Od 31 lat mieszka na sztucznej wyspie. Zbudowała ją razem z mężem
Marzyliście kiedyś, żeby rzucić wszystko i wyjechać w Bieszczady? Oni również, tyle że "Bieszczady" Catherine King i Wayne’a Adamsa są własnoręcznie zbudowaną sztuczną wyspą.
Catherine King i Wayne Adams zawsze marzyli o życiu poza systemem, więc kiedy poznali się latem 1987 roku, szybko znaleźli "kosmiczne połączenie". Z miejsca zdecydowali, że chcą spędzić razem życie i zaczęli poszukiwania odpowiedniego miejsca.
A wybór padł na okolice małej zatoki u wybrzeży Tofino w Kolumbii Brytyjskiej (Kanada), znanej lokalnie jako Freedom Cove.
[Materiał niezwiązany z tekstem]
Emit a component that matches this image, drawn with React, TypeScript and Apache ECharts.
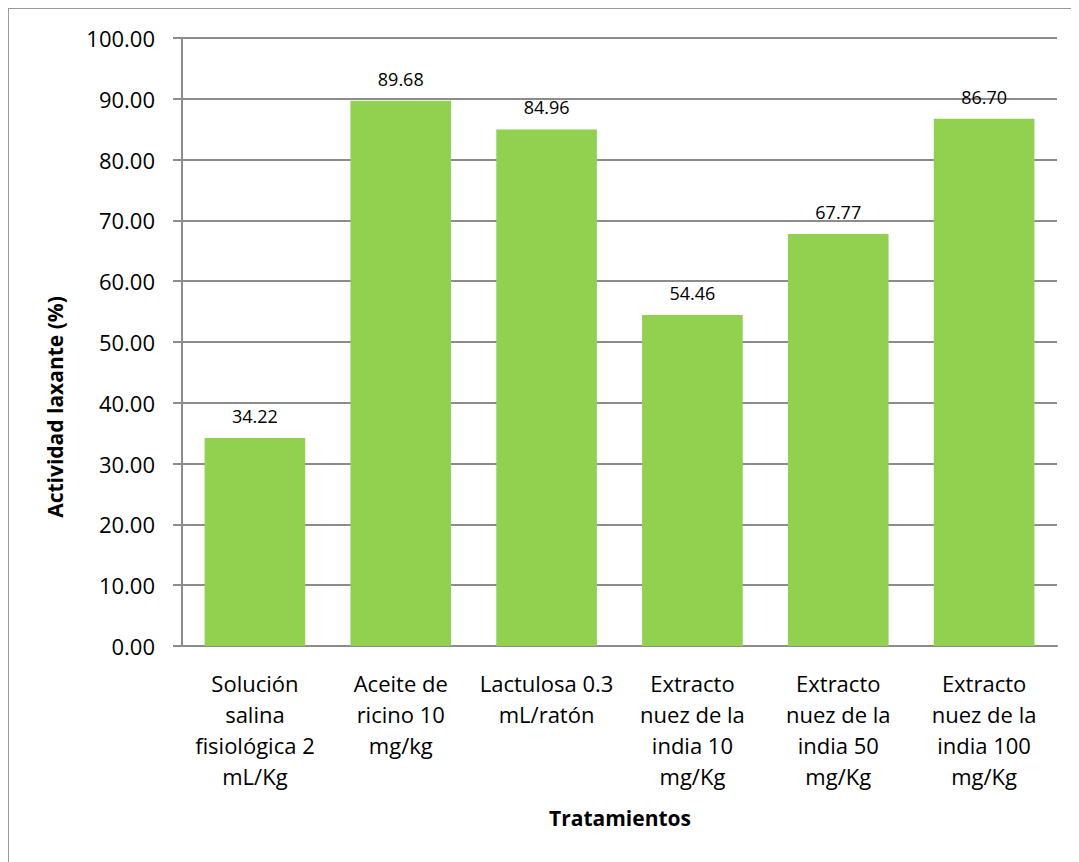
import React, { useEffect, useRef } from "react";
import * as echarts from "echarts";

const categories: string[] = [
  "Solución\nsalina\nfisiológica 2\nmL/Kg",
  "Aceite de\nricino 10\nmg/kg",
  "Lactulosa 0.3\nmL/ratón",
  "Extracto\nnuez de la\nindia 10\nmg/Kg",
  "Extracto\nnuez de la\nindia 50\nmg/Kg",
  "Extracto\nnuez de la\nindia 100\nmg/Kg",
];
const values: number[] = [34.22, 89.68, 84.96, 54.46, 67.77, 86.7];
const yAxisTitle = "Actividad laxante (%)";
const xAxisTitle = "Tratamientos";

const FONT = "'Open Sans', 'Noto Sans', sans-serif";
const GRID_COLOR = "#8c8c8c";

export default function App() {
  const ref = useRef<HTMLDivElement>(null);
  useEffect(() => {
    if (!ref.current) return;
    const chart = echarts.init(ref.current, undefined, { renderer: "svg" });
    chart.setOption({
      animation: false,
      backgroundColor: "#ffffff",
      textStyle: { fontFamily: FONT },
      grid: { left: 173, top: 29, right: 22, bottom: 216, containLabel: false },
      xAxis: {
        type: "category",
        data: categories,
        axisLine: { show: true, lineStyle: { color: GRID_COLOR, width: 2 } },
        axisTick: { show: false },
        axisLabel: {
          color: "#000",
          fontSize: 22,
          lineHeight: 31,
          margin: 21,
          interval: 0,
          fontFamily: FONT,
          align: "center",
        },
      },
      yAxis: {
        type: "value",
        min: 0,
        max: 100,
        interval: 10,
        axisLine: { show: true, lineStyle: { color: GRID_COLOR, width: 2 } },
        axisTick: { show: true, inside: false, length: 9, lineStyle: { color: GRID_COLOR, width: 2 } },
        splitLine: { show: true, lineStyle: { color: GRID_COLOR, width: 2 } },
        axisLabel: {
          color: "#000",
          fontSize: 22,
          margin: 27,
          fontFamily: FONT,
          formatter: (v: number) => v.toFixed(2),
        },
      },
      series: [
        {
          type: "bar",
          data: values,
          barCategoryGap: "31%",
          itemStyle: { color: "#92D050" },
          label: {
            show: true,
            position: "top",
            distance: 13,
            color: "#000",
            fontSize: 18,
            fontFamily: FONT,
            formatter: (p: any) => Number(p.value).toFixed(2),
          },
        },
      ],
      graphic: [
        {
          type: "text",
          x: 46,
          y: 398,
          rotation: Math.PI / 2,
          style: {
            text: yAxisTitle,
            fontSize: 21,
            fontWeight: "bold",
            fontFamily: FONT,
            fill: "#000",
            align: "center",
            verticalAlign: "middle",
          },
        },
        {
          type: "text",
          x: 611,
          y: 809,
          style: {
            text: xAxisTitle,
            fontSize: 21,
            fontWeight: "bold",
            fontFamily: FONT,
            fill: "#000",
            align: "center",
            verticalAlign: "middle",
          },
        },
      ],
    });
    return () => chart.dispose();
  }, []);
  return (
    <div style={{ borderLeft: "1px solid #999", borderTop: "1px solid #999", width: 1070, height: 853 }}>
      <div ref={ref} style={{ width: 1070, height: 853 }} />
    </div>
  );
}
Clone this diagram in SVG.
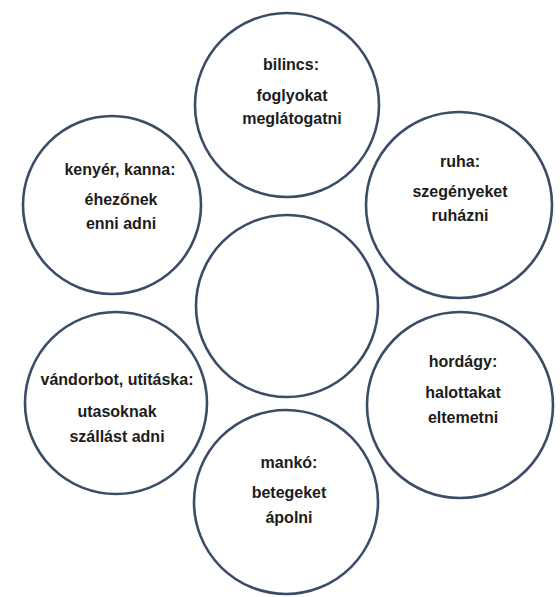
<svg xmlns="http://www.w3.org/2000/svg" width="560" height="597" viewBox="0 0 560 597">
<style>
.c{fill:#ffffff;stroke:#3b4d66;stroke-width:2.6}
.t{font-family:"Liberation Sans",Arial,sans-serif;font-weight:bold;font-size:16px;fill:#1c1c1c;text-anchor:middle}
</style>
<rect width="560" height="597" fill="#ffffff"/>
<g id="connectors"></g>
<g id="center"><circle class="c" cx="287" cy="306" r="91"/></g>
<g id="bilincs">
<circle class="c" cx="287" cy="105" r="92"/>
<text class="t" x="291" y="70">bilincs:</text>
<text class="t" x="292" y="101">foglyokat</text>
<text class="t" x="292" y="124">meglátogatni</text>
</g>
<g id="kenyer">
<circle class="c" cx="112" cy="205" r="89"/>
<text class="t" x="120" y="175">kenyér, kanna:</text>
<text class="t" x="121" y="205">éhezőnek</text>
<text class="t" x="121" y="229">enni adni</text>
</g>
<g id="ruha">
<circle class="c" cx="459" cy="205" r="93"/>
<text class="t" x="460" y="167">ruha:</text>
<text class="t" x="460" y="197">szegényeket</text>
<text class="t" x="460" y="221">ruházni</text>
</g>
<g id="vandorbot">
<circle class="c" cx="116" cy="403" r="91"/>
<text class="t" x="117" y="385">vándorbot, utitáska:</text>
<text class="t" x="117" y="417">utasoknak</text>
<text class="t" x="117" y="442">szállást adni</text>
</g>
<g id="hordagy">
<circle class="c" cx="460" cy="405" r="93"/>
<text class="t" x="463" y="367">hordágy:</text>
<text class="t" x="463" y="398">halottakat</text>
<text class="t" x="463" y="423">eltemetni</text>
</g>
<g id="manko">
<circle class="c" cx="286" cy="502" r="92"/>
<text class="t" x="289" y="468">mankó:</text>
<text class="t" x="289" y="498">betegeket</text>
<text class="t" x="289" y="523">ápolni</text>
</g>
</svg>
Jako kobieta uduchowiona, King stwierdziła, że ta zatoczka ją przyciągnęła nie tylko dlatego, że była odosobniona i mogła do niej dotrzeć jedynie pokonując dziesięć kilometrów łodzią, ale także dlatego, że była w niej "magia".
Po odkryciu zatoki para postanowiła, że chce zbudować pływający dom blisko brzegu, aby móc być częścią natury "bez ingerencji w nią". Tego samego lata po jednej z burz znaleźli na brzegu wyrzucone przez wodę deski, które zdecydowali się wykorzystać jako "znak poparcia wszechświata".
W lutym 1992 roku pływający dom był gotowy i mógł zostać przeniesiony do zatoki, ale jak się okazało, był to dopiero początek jego historii. Przez dekady para drastycznie zmieniła jego konstrukcję, dodając kolejne elementy, aby zaspokoić swoje zainteresowania i potrzeby.